╔══
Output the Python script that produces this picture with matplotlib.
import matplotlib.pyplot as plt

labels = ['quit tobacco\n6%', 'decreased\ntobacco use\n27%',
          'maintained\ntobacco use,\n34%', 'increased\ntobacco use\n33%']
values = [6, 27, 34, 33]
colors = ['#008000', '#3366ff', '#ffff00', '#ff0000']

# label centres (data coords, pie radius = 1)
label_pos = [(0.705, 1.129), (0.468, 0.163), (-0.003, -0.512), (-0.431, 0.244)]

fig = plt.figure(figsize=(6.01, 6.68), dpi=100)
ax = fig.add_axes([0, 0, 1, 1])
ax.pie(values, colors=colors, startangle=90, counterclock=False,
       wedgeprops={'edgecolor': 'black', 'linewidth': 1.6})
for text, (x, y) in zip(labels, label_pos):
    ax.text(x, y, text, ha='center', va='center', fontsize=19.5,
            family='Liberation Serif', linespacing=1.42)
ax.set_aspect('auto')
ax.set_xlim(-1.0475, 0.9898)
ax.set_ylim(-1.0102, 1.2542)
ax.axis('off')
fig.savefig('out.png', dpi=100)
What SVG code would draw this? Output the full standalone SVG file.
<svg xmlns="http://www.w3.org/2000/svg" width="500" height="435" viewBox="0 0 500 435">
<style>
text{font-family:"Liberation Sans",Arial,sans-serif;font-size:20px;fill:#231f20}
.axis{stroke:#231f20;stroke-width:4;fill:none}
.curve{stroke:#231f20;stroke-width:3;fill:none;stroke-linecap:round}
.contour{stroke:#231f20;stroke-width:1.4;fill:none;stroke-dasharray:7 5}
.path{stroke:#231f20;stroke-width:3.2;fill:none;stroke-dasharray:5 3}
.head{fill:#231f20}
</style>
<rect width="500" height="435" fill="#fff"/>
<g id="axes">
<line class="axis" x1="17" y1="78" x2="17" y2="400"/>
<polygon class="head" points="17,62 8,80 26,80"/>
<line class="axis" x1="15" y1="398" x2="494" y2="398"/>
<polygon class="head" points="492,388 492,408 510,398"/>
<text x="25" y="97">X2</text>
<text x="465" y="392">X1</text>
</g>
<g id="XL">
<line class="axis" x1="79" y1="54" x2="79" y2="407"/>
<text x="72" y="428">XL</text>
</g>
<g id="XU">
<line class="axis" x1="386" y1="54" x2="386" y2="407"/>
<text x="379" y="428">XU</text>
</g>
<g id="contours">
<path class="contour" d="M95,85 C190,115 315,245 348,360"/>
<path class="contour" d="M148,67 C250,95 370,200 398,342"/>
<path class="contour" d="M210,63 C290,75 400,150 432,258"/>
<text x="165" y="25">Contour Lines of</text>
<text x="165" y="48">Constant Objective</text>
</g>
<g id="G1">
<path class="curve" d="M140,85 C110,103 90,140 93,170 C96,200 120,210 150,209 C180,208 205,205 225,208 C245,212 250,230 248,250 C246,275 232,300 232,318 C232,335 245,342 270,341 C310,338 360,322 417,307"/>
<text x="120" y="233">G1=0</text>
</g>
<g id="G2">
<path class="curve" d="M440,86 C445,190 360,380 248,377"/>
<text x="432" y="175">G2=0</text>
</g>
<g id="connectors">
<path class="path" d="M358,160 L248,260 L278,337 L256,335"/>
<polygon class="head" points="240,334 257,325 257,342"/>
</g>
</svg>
╚══
╔══
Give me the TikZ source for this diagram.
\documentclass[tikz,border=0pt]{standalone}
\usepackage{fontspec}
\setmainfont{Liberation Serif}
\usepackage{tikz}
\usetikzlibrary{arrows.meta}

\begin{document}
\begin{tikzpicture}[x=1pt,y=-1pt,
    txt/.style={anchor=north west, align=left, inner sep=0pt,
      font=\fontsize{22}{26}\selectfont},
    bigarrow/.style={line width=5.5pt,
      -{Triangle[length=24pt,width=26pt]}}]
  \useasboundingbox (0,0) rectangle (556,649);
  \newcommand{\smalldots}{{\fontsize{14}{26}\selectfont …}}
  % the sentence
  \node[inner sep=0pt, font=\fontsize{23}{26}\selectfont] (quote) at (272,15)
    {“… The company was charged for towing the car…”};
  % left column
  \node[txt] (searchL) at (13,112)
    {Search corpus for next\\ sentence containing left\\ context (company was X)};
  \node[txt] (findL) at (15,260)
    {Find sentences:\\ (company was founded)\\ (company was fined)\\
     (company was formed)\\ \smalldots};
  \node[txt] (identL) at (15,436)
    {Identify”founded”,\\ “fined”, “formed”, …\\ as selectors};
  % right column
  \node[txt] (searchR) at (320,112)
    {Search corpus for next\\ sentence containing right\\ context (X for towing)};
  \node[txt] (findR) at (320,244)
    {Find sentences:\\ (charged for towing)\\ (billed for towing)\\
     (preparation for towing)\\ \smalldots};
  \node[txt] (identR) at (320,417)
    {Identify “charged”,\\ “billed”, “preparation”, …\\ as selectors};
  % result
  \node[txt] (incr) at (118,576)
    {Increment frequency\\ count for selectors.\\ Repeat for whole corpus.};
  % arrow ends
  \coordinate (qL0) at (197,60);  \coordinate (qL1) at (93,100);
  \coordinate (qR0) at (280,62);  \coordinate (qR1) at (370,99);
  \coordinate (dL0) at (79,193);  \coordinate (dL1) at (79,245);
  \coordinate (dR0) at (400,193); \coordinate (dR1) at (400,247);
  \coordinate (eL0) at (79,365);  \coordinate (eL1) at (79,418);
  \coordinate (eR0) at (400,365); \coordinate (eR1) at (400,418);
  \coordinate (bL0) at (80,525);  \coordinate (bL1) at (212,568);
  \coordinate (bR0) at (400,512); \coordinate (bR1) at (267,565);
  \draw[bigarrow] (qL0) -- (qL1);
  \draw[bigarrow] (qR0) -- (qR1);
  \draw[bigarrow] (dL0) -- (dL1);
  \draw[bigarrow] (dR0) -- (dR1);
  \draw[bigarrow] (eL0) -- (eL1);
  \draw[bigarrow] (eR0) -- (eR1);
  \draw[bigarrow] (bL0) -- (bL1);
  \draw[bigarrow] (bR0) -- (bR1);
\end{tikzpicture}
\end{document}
╚══
Exercise aim:
In the entries above, find each line with the word "draw" and copy it.

Written response:
What SVG code would draw this? Output the full standalone SVG file.
  \draw[bigarrow] (qL0) -- (qL1);
  \draw[bigarrow] (qR0) -- (qR1);
  \draw[bigarrow] (dL0) -- (dL1);
  \draw[bigarrow] (dR0) -- (dR1);
  \draw[bigarrow] (eL0) -- (eL1);
  \draw[bigarrow] (eR0) -- (eR1);
  \draw[bigarrow] (bL0) -- (bL1);
  \draw[bigarrow] (bR0) -- (bR1);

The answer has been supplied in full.